Maybe this is a good way to get rid of the multiple distances entered due to typos or having the wrong system name, 328 actually. Yes, I was involved there, too ;)
We have 323 distances between systems with known coordinates, but the distance differs for 0.05 Ly or less.
We have 216 distances where the error is larger. And we have additionally 141 errors between systems with a CR of 5 or higher.
Leads me to another question: How to deal with errors and how to clean up. TGC considers a system to be verified after reaching CR=5. So I think it would be a good thing to offload all distances between systems with CR>=5 to a different place and not use them for "daily work", because we don't need them anymore.
If we have different distances submitted between the same systems, we need someone to visit one of the systems to verify. How many verification do we need to declare a distance as wrong, removing it from the table, or offloading it?

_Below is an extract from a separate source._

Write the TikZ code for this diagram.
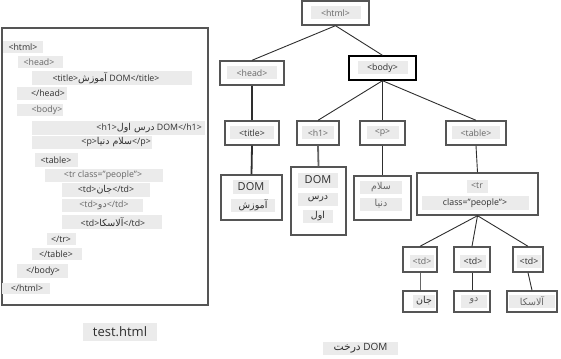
\documentclass[tikz,border=0pt]{standalone}
\usepackage{fontspec}
\setmainfont{Open Sans}
\newfontfamily\arabicfont[Script=Arabic,Scale=1.08]{DejaVu Sans}
\TeXXeTstate=1
\newcommand\fa[1]{{\arabicfont\beginR #1\endR}}
\definecolor{lbg}{HTML}{EBEBEB}
\definecolor{bd}{HTML}{555555}
\definecolor{tx}{HTML}{2E2E2E}
\definecolor{tl}{HTML}{666666}
\begin{document}
\begin{tikzpicture}[x=1pt,y=-1pt,
  codebg/.style={fill=lbg},
  codetxt/.style={inner sep=0pt, text=tx, font=\fontsize{8.8}{10}\selectfont},
  codelt/.style={codetxt, text=tl},
  frame/.style={draw=bd, line width=1.3pt},
  tbox/.style={draw=bd, line width=1.4pt, fill=white, inner sep=0pt},
  tlab/.style={fill=lbg, inner sep=0pt, text=tl, font=\fontsize{8.8}{10}\selectfont, minimum height=13pt},
  tlabd/.style={tlab, text=tx},
  conn/.style={draw=tx, line width=0.9pt},
  thick conn/.style={draw=tx, line width=1.8pt},
  caption/.style={fill=lbg, inner sep=0pt, text=tx}
]
\useasboundingbox (0,0) rectangle (561,358);

% ---------- left: source code ----------
\draw[frame] (2,28) rectangle (208,305);
\fill[codebg] (3,41) rectangle (43,53);
\node[codetxt] (c1) at (23,47) {<html>};
\fill[codebg] (18,56) rectangle (63,68);
\node[codelt] (c2) at (39,62) {<head>};
\fill[codebg] (32,71) rectangle (192,85);
\node[codetxt] (c3) at (106,78) {<title>\fa{آموزش} DOM</title>};
\fill[codebg] (17,87) rectangle (67,100);
\node[codetxt] (c4) at (48,93.5) {</head>};
\fill[codebg] (17,104) rectangle (63,116);
\node[codelt] (c5) at (47,110) {<body>};
\fill[codebg] (32,121) rectangle (205,135);
\node[codetxt, anchor=east] (c6) at (202,128) {<h1>\fa{درس اول} DOM</h1>};
\fill[codebg] (32,136) rectangle (152,149);
\node[codetxt, anchor=east] (c7) at (151,142.5) {<p>\fa{سلام دنیا}</p>};
\fill[codebg] (35,153) rectangle (78,167);
\node[codetxt] (c8) at (56,160) {<table>};
\fill[codebg] (45,169) rectangle (163,182);
\node[codelt] (c9) at (103,175.5) {<tr class="people">};
\fill[codebg] (62,183) rectangle (150,197);
\node[codetxt] (c10) at (106,190) {<td>\fa{جان}</td>};
\fill[codebg] (62,199) rectangle (143,212);
\node[codelt] (c11) at (104,205.5) {<td>\fa{دو}</td>};
\fill[codebg] (62,215) rectangle (162,229);
\node[codetxt] (c12) at (113,222) {<td>\fa{آلاسکا}</td>};
\fill[codebg] (47,233) rectangle (76,245);
\node[codetxt] (c13) at (61,239) {</tr>};
\fill[codebg] (32,248) rectangle (82,260);
\node[codetxt] (c14) at (56,254) {</table>};
\fill[codebg] (17,264) rectangle (68,278);
\node[codetxt] (c15) at (43,271) {</body>};
\fill[codebg] (2,283) rectangle (50,294);
\node[codetxt] (c16) at (27,288.5) {</html>};

\node[caption, minimum width=74pt, minimum height=18pt, font=\fontsize{13}{15}\selectfont] (cap1) at (120,332) {test.html};

% ---------- right: DOM tree ----------
\node[tbox, minimum width=67pt, minimum height=24pt] (html) at (335.5,13) {};
\node[tlab, minimum width=50pt] (lhtml) at (html) {<html>};
\node[tbox, minimum width=64pt, minimum height=24pt] (head) at (252,73) {};
\node[tlab, minimum width=50pt] (lhead) at (head) {<head>};
\node[tbox, minimum width=67pt, minimum height=24pt, draw=black] (body) at (382.5,68) {};
\node[tlab, minimum width=50pt, text=tx] (lbody) at (body) {<body>};

\node[tbox, minimum width=54pt, minimum height=24pt] (title) at (252,133) {};
\node[tlabd, minimum width=44pt] (ltitle) at (title) {<title>};
\node[tbox, minimum width=42pt, minimum height=24pt] (h1) at (318,133) {};
\node[tlab, minimum width=32pt] (lh1) at (h1) {<h1>};
\node[tbox, minimum width=45pt, minimum height=24pt] (p) at (382.5,133) {};
\node[tlab, minimum width=32pt] (lp) at (p) {<p>};
\node[tbox, minimum width=60pt, minimum height=24pt] (table) at (476,133) {};
\node[tlab, minimum width=48pt] (ltable) at (table) {<table>};

\node[tbox, minimum width=61pt, minimum height=45pt] (ttext) at (251.5,197.5) {};
\node[tlabd, minimum width=36pt, minimum height=14pt, font=\fontsize{11}{12}\selectfont] (lt1) at (251,187) {DOM};
\node[tlabd, minimum width=44pt] (lt2) at (253,205) {\fa{آموزش}};
\node[tbox, minimum width=55pt, minimum height=68pt] (htext) at (318.5,201) {};
\node[tlabd, minimum width=40pt, minimum height=15pt, font=\fontsize{11}{12}\selectfont] (lh1a) at (318,180) {DOM};
\node[tlabd, minimum width=40pt] (lh1b) at (318,199) {\fa{درس}};
\node[tlabd, minimum width=30pt] (lh1c) at (318,216) {\fa{اول}};
\node[tbox, minimum width=57pt, minimum height=44pt] (ptext) at (382.5,198) {};
\node[tlab, minimum width=42pt] (lpa) at (381,187) {\fa{سلام}};
\node[tlab, minimum width=42pt] (lpb) at (381,204) {\fa{دنیا}};
\node[tbox, minimum width=121pt, minimum height=42pt] (tr) at (477.5,194) {};
\node[tlab, minimum width=21pt] (ltra) at (477,186) {<tr};
\node[tlabd, minimum width=107pt, minimum height=14pt] (ltrb) at (475,203) {class="people">};

\node[tbox, minimum width=34pt, minimum height=25pt] (td1) at (420,259.5) {};
\node[tlab, minimum width=24pt] (ltd1) at (422,261) {<td>};
\node[tbox, minimum width=36pt, minimum height=25pt] (td2) at (472,259.5) {};
\node[tlabd, minimum width=26pt] (ltd2) at (473,261) {<td>};
\node[tbox, minimum width=30pt, minimum height=25pt] (td3) at (528,259.5) {};
\node[tlabd, minimum width=24pt] (ltd3) at (529,261) {<td>};

\node[tbox, minimum width=34pt, minimum height=21pt] (lf1) at (420,301.5) {};
\node[tlabd, minimum width=22pt] (llf1) at (424,301) {\fa{جان}};
\node[tbox, minimum width=36pt, minimum height=21pt] (lf2) at (472,301.5) {};
\node[tlab, minimum width=26pt] (llf2) at (474,301) {\fa{دو}};
\node[tbox, minimum width=50pt, minimum height=21pt] (lf3) at (532,301.5) {};
\node[tlab, minimum width=46pt] (llf3) at (532,301) {\fa{آلاسکا}};

\node[caption, minimum width=75pt, minimum height=13pt, font=\fontsize{10}{12}\selectfont] (cap2) at (360.5,348.5) {\fa{درخت} DOM};

% connectors
\draw[conn] (html.south) -- (head.north);
\draw[conn] (html.south) -- (body.north);
\draw[thick conn] (head.south) -- (title.north);
\draw[conn] (body.south) -- (h1.north);
\draw[conn] (body.south) -- (p.north);
\draw[conn] (body.south) -- (table.north);
\draw[thick conn] (title.south) -- (ttext.north);
\draw[thick conn, draw=tl] (h1.south) -- (htext.north);
\draw[conn] (p.south) -- (ptext.north);
\draw[conn] (table.south) -- (tr.north);
\draw[conn] (tr.south) -- (td1.north);
\draw[conn] (tr.south) -- (td2.north);
\draw[conn] (tr.south) -- (td3.north);
\draw[conn, draw=tl] (td1.south) -- (lf1.north);
\draw[conn] (td2.south) -- (lf2.north);
\draw[conn] (td3.south) -- (lf3.north);
\end{tikzpicture}
\end{document}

TGC gives a CR of 1 for a set of 5 distances leading to successful trilateration. And if someone enters a distance, it gets a CR of 1, too. I assume TornSoul considered the CRs for distances different than for coordinates, and I think this should be seen the same way.
So in a first step, when collecting TGC and RedWizzard's data, I took the coordinate CR multiplied by 100, and the distance CR multiplied by 20.
When I do my web interface to enter distances, I would like to have registered commanders identified, because I believe someone who cares to register and identify will put more care to distances than someone anonymous. And they will see what they submitted, and be able to change or delete their errors. This is what I am missing most at TGC.
In a second step I will do an API similar to TGC, so RedWizzard's and other applications may submit distances to my database, and every tool using TGC may get more correct data in the same way as from TGC.

Any thoughts on this?

I think the expectation when TGC was set up was that we'd get multiple people entering the same system quite often. In practice that doesn't seem to happen much (and personally I don't bother because I'd rather spend my time entering new systems). I believe the idea was that the system CR would increase each time a new person entered distances that confirmed a system's location. But that doesn't seem to be how it actually works. What happens AFAICT is that a system with no location gets CR = 1, a system with a calculated location gets CR = 2, and FD supplied systems get CR = 5 (the system(s) with CR = 6 are bugs, they should be 5). For distances I think the CR just increases each time someone enters the same data.

In terms of offloading distances between CR >= 5 systems, the problem right now is that the vast majority of CR 5 system actually haven't been confirmed. If I was setting it up now I'd actually treat the FD supplied systems as less reliable than the one's we've trilaterated.

There are several causes for bad distances in TGC that I can distinguish from the data:
1. Simple typo, e.g. 143.15 instead of 134.15.
2. Distances obtained from the nav panel which are out by 0.01: 9.15 instead of 9.14.
3. Distances obtained from the nav panel that are lower precision: 14.2 instead of 14.16. My fixup process recognises this case and ignores it.
4. Distances which have been recorded for the wrong system. This often results in differences to the same references and usually means there several incorrect distances. The main problem with this one is that it could mean that the chosen location is for the wrong set of distances.
5. FD can move a system. This should be rare and I've only noticed one case since release.

Personally I don't think it's worth spending effort to weed out the first three cases. The idea of having perfectly clean data is very attractive but it's also essentially impossible in any large data set. And really the distance data has no value other than for calculating coordinates so provided we have enough data to get locations the bad distances have no consequence. For these reasons my fixup process doesn't even report systems with one or two bad distances - I just assume they're typos. The cases I'm interested in are the 4th and 5th cases. I haven't come up with a good plan to handle those other than to carefully manually sort it out.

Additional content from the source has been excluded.